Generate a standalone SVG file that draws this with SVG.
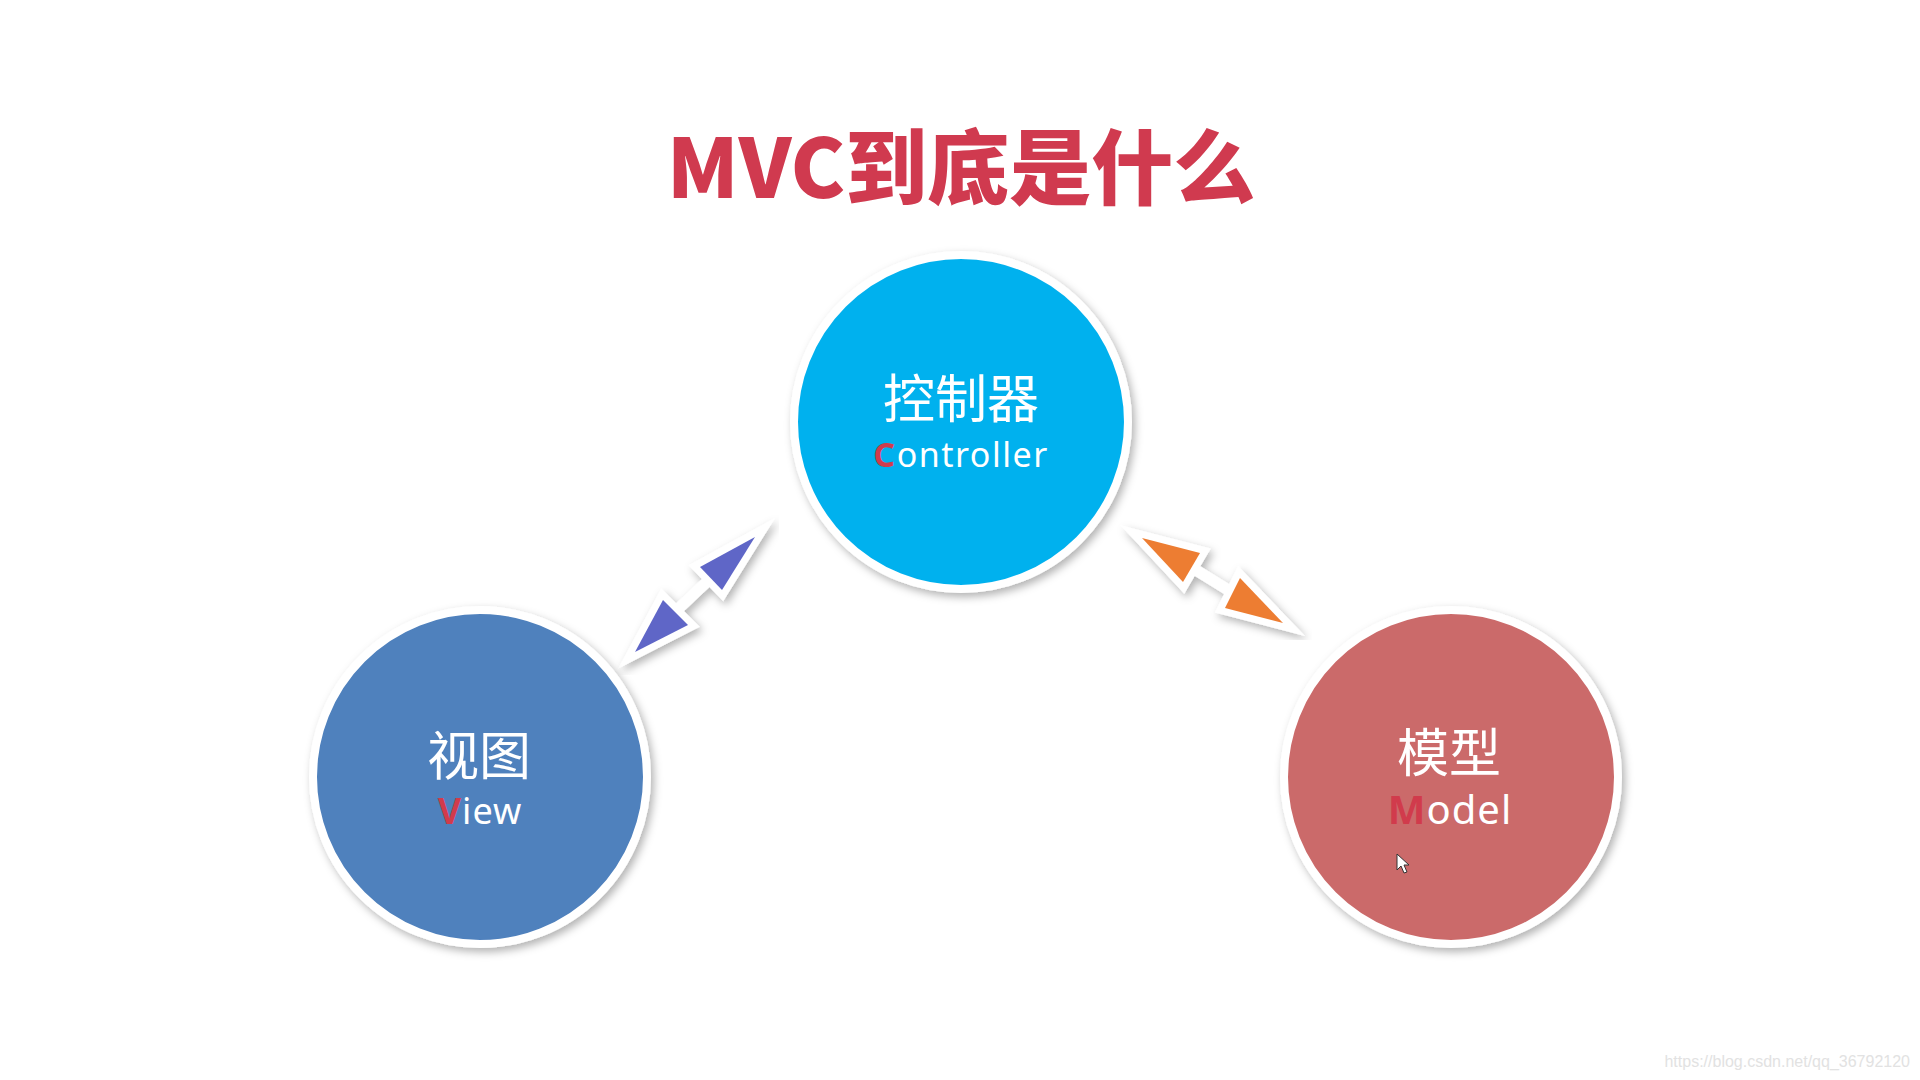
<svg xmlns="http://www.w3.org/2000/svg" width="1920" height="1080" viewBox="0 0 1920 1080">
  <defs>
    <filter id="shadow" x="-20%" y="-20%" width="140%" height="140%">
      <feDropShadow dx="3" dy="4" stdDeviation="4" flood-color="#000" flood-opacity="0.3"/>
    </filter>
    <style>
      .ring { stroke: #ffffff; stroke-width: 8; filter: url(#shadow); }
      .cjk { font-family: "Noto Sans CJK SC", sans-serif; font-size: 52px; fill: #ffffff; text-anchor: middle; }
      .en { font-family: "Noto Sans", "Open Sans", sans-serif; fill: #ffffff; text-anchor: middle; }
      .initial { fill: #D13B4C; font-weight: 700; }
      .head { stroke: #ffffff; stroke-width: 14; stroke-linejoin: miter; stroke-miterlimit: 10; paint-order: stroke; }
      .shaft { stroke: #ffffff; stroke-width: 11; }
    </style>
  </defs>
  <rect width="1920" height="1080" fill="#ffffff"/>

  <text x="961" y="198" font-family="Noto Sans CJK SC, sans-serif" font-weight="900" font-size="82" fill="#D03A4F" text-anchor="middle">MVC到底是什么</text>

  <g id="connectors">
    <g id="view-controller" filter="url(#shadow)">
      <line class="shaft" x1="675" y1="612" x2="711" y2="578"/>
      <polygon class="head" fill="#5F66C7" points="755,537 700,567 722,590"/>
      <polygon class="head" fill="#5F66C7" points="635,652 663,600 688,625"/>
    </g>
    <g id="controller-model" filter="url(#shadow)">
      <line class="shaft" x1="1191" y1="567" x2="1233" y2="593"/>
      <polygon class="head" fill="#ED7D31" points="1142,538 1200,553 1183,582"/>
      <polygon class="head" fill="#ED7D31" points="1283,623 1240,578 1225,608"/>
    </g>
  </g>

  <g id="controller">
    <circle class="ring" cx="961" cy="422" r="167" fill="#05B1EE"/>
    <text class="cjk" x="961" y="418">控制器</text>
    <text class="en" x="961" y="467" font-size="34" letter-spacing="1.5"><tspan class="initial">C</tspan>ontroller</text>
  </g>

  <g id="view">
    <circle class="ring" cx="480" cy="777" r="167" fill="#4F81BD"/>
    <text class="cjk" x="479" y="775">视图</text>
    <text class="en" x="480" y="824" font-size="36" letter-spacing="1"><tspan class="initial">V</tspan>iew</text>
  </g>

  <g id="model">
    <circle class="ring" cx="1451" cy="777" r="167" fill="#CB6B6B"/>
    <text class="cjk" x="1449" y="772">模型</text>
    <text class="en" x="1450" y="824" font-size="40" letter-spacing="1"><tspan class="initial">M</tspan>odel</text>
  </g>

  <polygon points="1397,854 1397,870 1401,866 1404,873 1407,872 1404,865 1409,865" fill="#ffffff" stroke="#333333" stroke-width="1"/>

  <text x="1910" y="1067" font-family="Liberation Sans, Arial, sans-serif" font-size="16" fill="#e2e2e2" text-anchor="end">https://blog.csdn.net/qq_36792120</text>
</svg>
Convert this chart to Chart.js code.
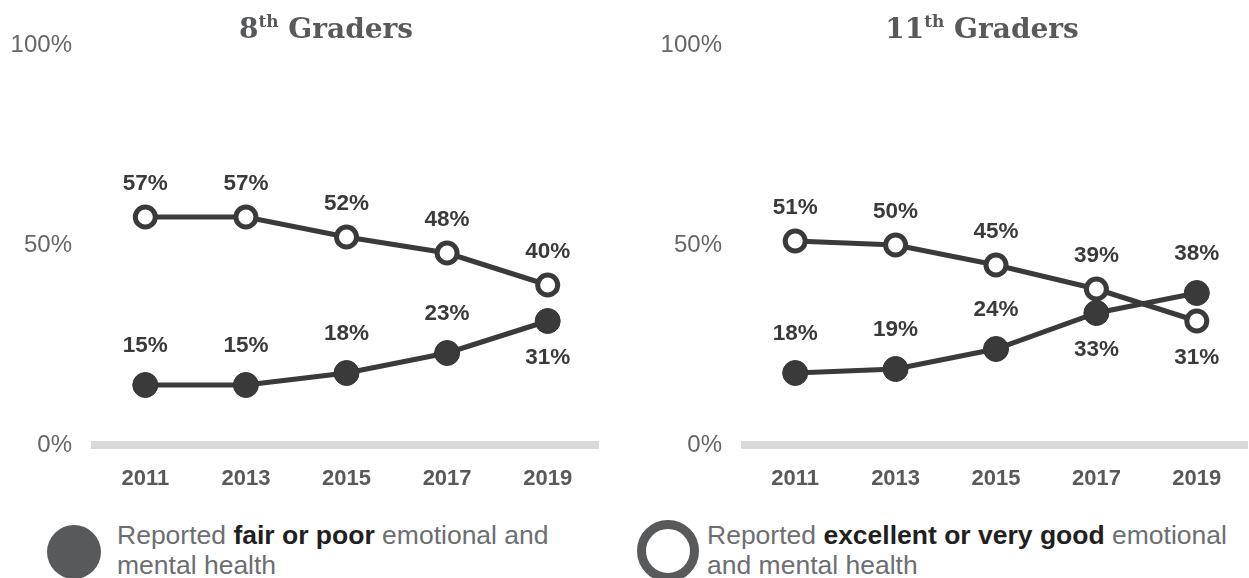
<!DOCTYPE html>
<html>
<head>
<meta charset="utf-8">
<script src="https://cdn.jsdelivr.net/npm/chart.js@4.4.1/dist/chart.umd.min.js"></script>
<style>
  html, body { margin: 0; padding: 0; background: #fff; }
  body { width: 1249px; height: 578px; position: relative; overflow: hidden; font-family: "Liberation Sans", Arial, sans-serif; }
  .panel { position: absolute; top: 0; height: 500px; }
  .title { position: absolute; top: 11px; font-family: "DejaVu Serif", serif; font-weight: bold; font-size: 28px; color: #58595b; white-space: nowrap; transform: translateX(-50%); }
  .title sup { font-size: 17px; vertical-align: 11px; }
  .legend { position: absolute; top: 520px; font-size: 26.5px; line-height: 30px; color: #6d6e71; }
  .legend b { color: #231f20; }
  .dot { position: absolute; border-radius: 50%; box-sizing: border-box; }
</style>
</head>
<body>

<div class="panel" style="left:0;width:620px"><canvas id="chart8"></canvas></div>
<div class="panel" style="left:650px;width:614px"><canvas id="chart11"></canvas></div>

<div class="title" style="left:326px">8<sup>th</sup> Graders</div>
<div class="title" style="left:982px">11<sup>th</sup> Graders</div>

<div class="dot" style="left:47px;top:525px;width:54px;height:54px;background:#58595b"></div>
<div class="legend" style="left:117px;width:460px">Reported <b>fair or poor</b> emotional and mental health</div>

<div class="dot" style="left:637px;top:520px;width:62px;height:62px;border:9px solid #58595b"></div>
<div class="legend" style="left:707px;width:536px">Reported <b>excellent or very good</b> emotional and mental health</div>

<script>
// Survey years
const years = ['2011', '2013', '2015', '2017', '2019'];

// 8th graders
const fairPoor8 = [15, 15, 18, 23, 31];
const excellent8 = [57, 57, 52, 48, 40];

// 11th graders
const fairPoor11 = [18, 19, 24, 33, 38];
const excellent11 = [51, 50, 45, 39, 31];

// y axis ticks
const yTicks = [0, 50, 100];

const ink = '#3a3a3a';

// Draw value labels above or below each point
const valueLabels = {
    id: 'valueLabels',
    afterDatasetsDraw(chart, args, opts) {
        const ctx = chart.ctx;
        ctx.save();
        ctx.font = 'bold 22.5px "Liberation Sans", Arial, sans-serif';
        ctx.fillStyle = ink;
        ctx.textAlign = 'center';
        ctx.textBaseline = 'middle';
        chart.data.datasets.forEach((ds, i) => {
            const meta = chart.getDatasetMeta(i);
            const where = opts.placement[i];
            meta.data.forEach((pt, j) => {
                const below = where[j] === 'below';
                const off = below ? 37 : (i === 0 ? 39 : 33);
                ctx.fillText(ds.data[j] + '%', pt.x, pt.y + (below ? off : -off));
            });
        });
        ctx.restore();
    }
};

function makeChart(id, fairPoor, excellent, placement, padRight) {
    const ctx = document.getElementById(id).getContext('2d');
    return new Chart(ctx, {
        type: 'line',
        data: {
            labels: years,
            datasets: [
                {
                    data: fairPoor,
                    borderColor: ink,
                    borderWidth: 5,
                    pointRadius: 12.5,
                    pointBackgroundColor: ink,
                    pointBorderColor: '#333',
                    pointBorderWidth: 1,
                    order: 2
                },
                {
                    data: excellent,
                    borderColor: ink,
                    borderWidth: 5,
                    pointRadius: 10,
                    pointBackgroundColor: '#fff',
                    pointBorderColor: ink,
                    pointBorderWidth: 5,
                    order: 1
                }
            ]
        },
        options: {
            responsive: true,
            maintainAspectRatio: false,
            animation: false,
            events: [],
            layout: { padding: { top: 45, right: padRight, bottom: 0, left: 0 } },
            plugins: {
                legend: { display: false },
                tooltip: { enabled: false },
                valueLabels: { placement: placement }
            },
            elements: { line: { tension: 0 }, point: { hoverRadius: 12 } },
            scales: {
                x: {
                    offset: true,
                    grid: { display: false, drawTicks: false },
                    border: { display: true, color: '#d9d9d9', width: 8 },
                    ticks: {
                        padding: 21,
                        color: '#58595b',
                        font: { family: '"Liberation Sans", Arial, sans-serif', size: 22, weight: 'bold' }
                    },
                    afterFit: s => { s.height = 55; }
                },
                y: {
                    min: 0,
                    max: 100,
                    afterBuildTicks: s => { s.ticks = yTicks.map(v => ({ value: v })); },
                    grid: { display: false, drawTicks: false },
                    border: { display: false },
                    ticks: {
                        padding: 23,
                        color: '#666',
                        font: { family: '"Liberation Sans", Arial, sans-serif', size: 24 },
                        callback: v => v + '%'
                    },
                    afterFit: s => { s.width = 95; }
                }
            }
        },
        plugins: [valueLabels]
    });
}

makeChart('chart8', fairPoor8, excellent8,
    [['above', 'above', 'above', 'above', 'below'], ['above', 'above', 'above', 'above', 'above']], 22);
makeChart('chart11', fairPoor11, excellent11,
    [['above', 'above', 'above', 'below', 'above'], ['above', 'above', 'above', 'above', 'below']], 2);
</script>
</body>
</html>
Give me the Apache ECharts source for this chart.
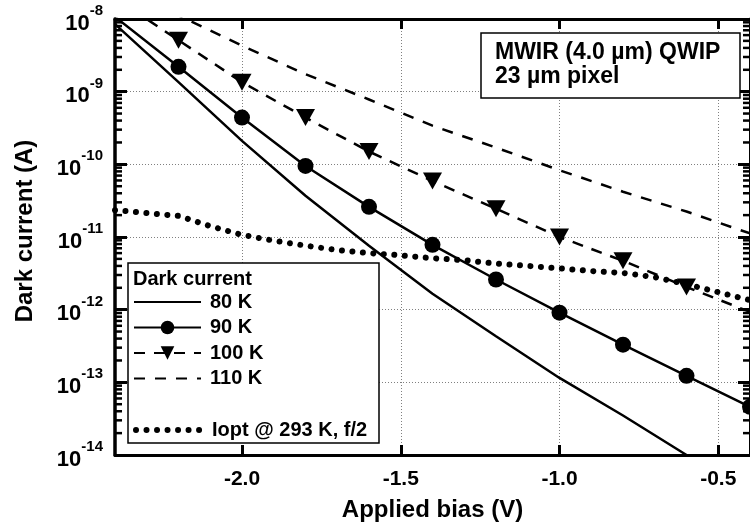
......
Prompt
Set down, word for word, the lines from the one holding "Convert this chart to Chart.js code." through the one holding "const ink = '#3a3a3a';". Skip the pictures.

Final result
Convert this chart to Chart.js code.
<!DOCTYPE html>
<html>
<head>
<meta charset="utf-8">
<script src="https://cdn.jsdelivr.net/npm/chart.js@4.4.1/dist/chart.umd.min.js"></script>
<style>
  html, body { margin: 0; padding: 0; background: #fff; }
  body { width: 1249px; height: 578px; position: relative; overflow: hidden; font-family: "Liberation Sans", Arial, sans-serif; }
  .panel { position: absolute; top: 0; height: 500px; }
  .title { position: absolute; top: 11px; font-family: "DejaVu Serif", serif; font-weight: bold; font-size: 28px; color: #58595b; white-space: nowrap; transform: translateX(-50%); }
  .title sup { font-size: 17px; vertical-align: 11px; }
  .legend { position: absolute; top: 520px; font-size: 26.5px; line-height: 30px; color: #6d6e71; }
  .legend b { color: #231f20; }
  .dot { position: absolute; border-radius: 50%; box-sizing: border-box; }
</style>
</head>
<body>

<div class="panel" style="left:0;width:620px"><canvas id="chart8"></canvas></div>
<div class="panel" style="left:650px;width:614px"><canvas id="chart11"></canvas></div>

<div class="title" style="left:326px">8<sup>th</sup> Graders</div>
<div class="title" style="left:982px">11<sup>th</sup> Graders</div>

<div class="dot" style="left:47px;top:525px;width:54px;height:54px;background:#58595b"></div>
<div class="legend" style="left:117px;width:460px">Reported <b>fair or poor</b> emotional and mental health</div>

<div class="dot" style="left:637px;top:520px;width:62px;height:62px;border:9px solid #58595b"></div>
<div class="legend" style="left:707px;width:536px">Reported <b>excellent or very good</b> emotional and mental health</div>

<script>
// Survey years
const years = ['2011', '2013', '2015', '2017', '2019'];

// 8th graders
const fairPoor8 = [15, 15, 18, 23, 31];
const excellent8 = [57, 57, 52, 48, 40];

// 11th graders
const fairPoor11 = [18, 19, 24, 33, 38];
const excellent11 = [51, 50, 45, 39, 31];

// y axis ticks
const yTicks = [0, 50, 100];

const ink = '#3a3a3a';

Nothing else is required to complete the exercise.